I spent yesterday scrolling through various vintages of Mennonite hymnals, tracking down the major historical events of 1837 (Oliver Twist was serialized, Victoria ascended the throne, Daguerre invented the daguerreotype . . . ), beginning to read slave documents from antebellum western Pennsylvania, and typing up an index of what I've written so far.
The sidetrack possibilities are infinite. I'm not sure how I'll ever manage to get this book under control, but I am beginning to think that one way to do it is to start recognizing repeated themes and to make sure that they appear cyclically throughout the 200 years under study. Descriptions of loss seem to be one of those themes (obituaries, tombstones, letters, word of mouth, etc.); music is another. And the more I read about the Mennonites, the more I learn about the centrality of music to their worship. In the words of one commentator, congregation members think of group singing as "a conversation."
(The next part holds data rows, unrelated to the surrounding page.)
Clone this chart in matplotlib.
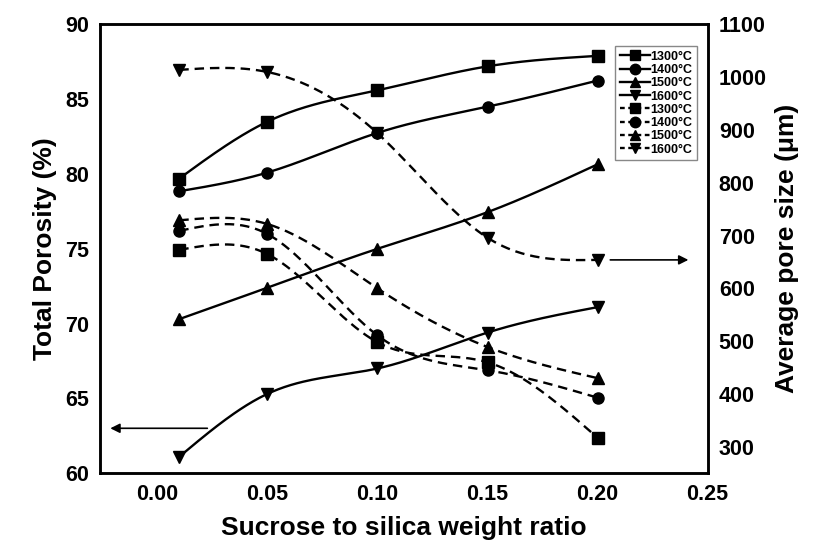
import numpy as np
import matplotlib
matplotlib.use("Agg")
import matplotlib.pyplot as plt

plt.rcParams['font.family'] = ['Liberation Sans', 'DejaVu Sans']
plt.rcParams['font.weight'] = 'bold'

# datos
ratio = [0.01, 0.05, 0.10, 0.15, 0.20]
temps = ["1300°C", "1400°C", "1500°C", "1600°C"]
markers = ["s", "o", "^", "v"]

porosity = {
    "1300°C": [79.7, 83.5, 85.6, 87.2, 87.9],
    "1400°C": [78.85, 80.1, 82.75, 84.5, 86.25],
    "1500°C": [70.3, 72.4, 75.0, 77.45, 80.65],
    "1600°C": [61.1, 65.3, 67.0, 69.4, 71.1],
}
pore_size = {
    "1300°C": [673, 665, 498, 460, 317],
    "1400°C": [709, 703, 511, 445, 393],
    "1500°C": [729, 722, 600, 489, 430],
    "1600°C": [1014, 1010, 894, 696, 654],
}


def spline(x, y, n=200):
    # spline cubico natural, solo para dibujar la linea suave
    x = np.asarray(x, float)
    y = np.asarray(y, float)
    k = len(x)
    h = np.diff(x)
    A = np.zeros((k, k))
    b = np.zeros(k)
    A[0, 0] = 1
    A[-1, -1] = 1
    for i in range(1, k - 1):
        A[i, i - 1] = h[i - 1]
        A[i, i] = 2 * (h[i - 1] + h[i])
        A[i, i + 1] = h[i]
        b[i] = 6 * ((y[i + 1] - y[i]) / h[i] - (y[i] - y[i - 1]) / h[i - 1])
    M = np.linalg.solve(A, b)
    xs = np.linspace(x[0], x[-1], n)
    idx = np.clip(np.searchsorted(x, xs) - 1, 0, k - 2)
    x0, x1 = x[idx], x[idx + 1]
    hh = x1 - x0
    t0 = x1 - xs
    t1 = xs - x0
    ys = (M[idx] * t0**3 + M[idx + 1] * t1**3) / (6 * hh) \
        + (y[idx] / hh - M[idx] * hh / 6) * t0 \
        + (y[idx + 1] / hh - M[idx + 1] * hh / 6) * t1
    return xs, ys


fig = plt.figure(figsize=(8.2, 5.56), dpi=100)
ax = fig.add_axes([0.122, 0.149, 0.741, 0.807])
ax2 = ax.twinx()

handles = []
for t, m in zip(temps, markers):
    xs, ys = spline(ratio, porosity[t])
    ax.plot(xs, ys, color="black", lw=1.7)
    ax.plot(ratio, porosity[t], ls="none", marker=m, ms=8, color="black")
    handles.append(plt.Line2D([], [], color="black", lw=1.7, marker=m, ms=7.5, label=t))
for t, m in zip(temps, markers):
    xs, ys = spline(ratio, pore_size[t])
    ax2.plot(xs, ys, color="black", lw=1.7, ls=(0, (4, 2.5)))
    ax2.plot(ratio, pore_size[t], ls="none", marker=m, ms=8, color="black")
    handles.append(plt.Line2D([], [], color="black", lw=1.7, ls=(0, (2, 1.5)),
                              marker=m, ms=7.5, label=t))

ax.set_xlim(-0.026, 0.2495)
ax.set_ylim(60, 90)
ax2.set_ylim(250, 1100)
ax.set_xticks([0.0, 0.05, 0.10, 0.15, 0.20, 0.25])
ax.set_xticklabels(["0.00", "0.05", "0.10", "0.15", "0.20", "0.25"])
ax.set_yticks(range(60, 91, 5))
ax2.set_yticks(range(300, 1101, 100))

for a in (ax, ax2):
    a.tick_params(length=0, labelsize=15.5, pad=8)
    for s in a.spines.values():
        s.set_linewidth(1.8)

ax.set_xlabel("Sucrose to silica weight ratio", fontsize=19, fontweight="bold", labelpad=8)
ax.set_ylabel("Total Porosity (%)", fontsize=19, fontweight="bold", labelpad=6)
ax2.set_ylabel("Average pore size (\u03bcm)", fontsize=19, fontweight="bold", labelpad=6)

# flechas que indican el eje de cada serie
ax.annotate("", xy=(-0.0226, 63.0), xytext=(0.024, 63.0),
            arrowprops=dict(arrowstyle="-|>", color="black", lw=1.2, mutation_scale=14))
ax2.annotate("", xy=(0.2425, 654), xytext=(0.2045, 654),
             arrowprops=dict(arrowstyle="-|>", color="black", lw=1.2, mutation_scale=14))

leg = ax2.legend(handles=handles, loc="upper right", bbox_to_anchor=(0.982, 0.951),
                 borderaxespad=0, fontsize=9, handlelength=2.4, handletextpad=0.05,
                 labelspacing=0.1, borderpad=0.35, fancybox=False, framealpha=1,
                 edgecolor="#888888")
leg.get_frame().set_linewidth(1.0)

fig.savefig("out.png", dpi=100)
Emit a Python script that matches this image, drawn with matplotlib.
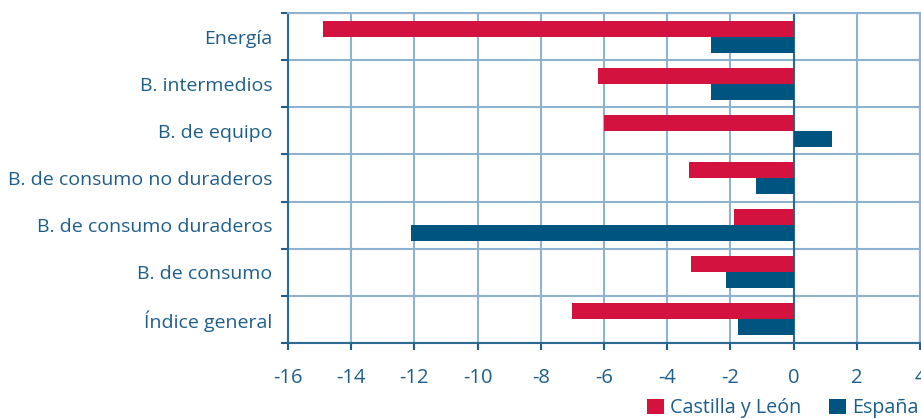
import matplotlib
matplotlib.use("Agg")
import matplotlib.pyplot as plt
import numpy as np

categories = ["Energía", "B. intermedios", "B. de equipo", "B. de consumo no duraderos",
              "B. de consumo duraderos", "B. de consumo", "Índice general"]
castilla = [-14.9, -6.2, -6.0, -3.3, -1.9, -3.25, -7.0]
espana = [-2.6, -2.6, 1.2, -1.2, -12.1, -2.15, -1.75]
series_names = ["Castilla y León", "España"]
xticks = [-16, -14, -12, -10, -8, -6, -4, -2, 0, 2, 4]

RED = "#D4123F"
BLUE = "#005580"
TXT = "#1d5f8a"
GRID = "#8db3cf"

plt.rcParams['font.family'] = ['Open Sans', 'DejaVu Sans']

fig = plt.figure(figsize=(9.21, 4.18), dpi=100)
ax = fig.add_axes([288/921, 75/418, 632/921, 330/418])

y = np.arange(len(categories))
h = 0.34
ax.barh(y - h/2, castilla, height=h, color=RED, zorder=3, label=series_names[0])
ax.barh(y + h/2, espana, height=h, color=BLUE, zorder=3, label=series_names[1])

ax.set_xlim(-16, 4)
ax.set_ylim(len(categories) - 0.5, -0.5)

ax.set_xticks(xticks)
ax.set_xticklabels([str(v) for v in xticks])
ax.set_yticks(np.arange(-0.5, len(categories)), labels=[""] * (len(categories) + 1))
ax.set_yticks(y, labels=categories, minor=True)

ax.tick_params(axis='y', which='major', length=5, width=1.5, color=TXT, direction='out')
ax.tick_params(axis='y', which='minor', length=0, pad=11, labelsize=14, labelcolor=TXT)
ax.tick_params(axis='x', which='major', length=5, width=1.5, color=TXT, direction='out',
               pad=13, labelsize=14.5, labelcolor=TXT)

ax.grid(True, which='major', axis='both', color=GRID, linewidth=1.5, zorder=0)
ax.axvline(0, color="#2a6a93", linewidth=1.5, zorder=2)

for s in ['top', 'right']:
    ax.spines[s].set_color(GRID)
    ax.spines[s].set_linewidth(1.5)
for s in ['left', 'bottom']:
    ax.spines[s].set_color("#2a6a93")
    ax.spines[s].set_linewidth(1.5)

fig.legend(loc='lower right', bbox_to_anchor=(1.006, -0.02), ncol=2, frameon=False,
           fontsize=14.2, labelcolor=TXT, handlelength=0.85, handleheight=0.8,
           handletextpad=0.32, columnspacing=1.4, borderaxespad=0.0)

fig.savefig("out.png", dpi=100)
For years, Scottdale, Pennsylvania, was the home of the Mennonite Publishing House, which released edition after edition of Harmonia Sacra, a shape-singing hymnal first compiled in 1832. How one incorporates shape singing into a poem is something I have not yet worked out.
1 comment:
Well then. I hadn't heard of shape-singing, so I just had to go research that! What is unclear to me, since there is a direct link to solfege, is whether the shape of the note-head mimics the hand positioning when solfege is directed.
Hm. Mind-body-music-group conversation connection. What truly perfect harmony.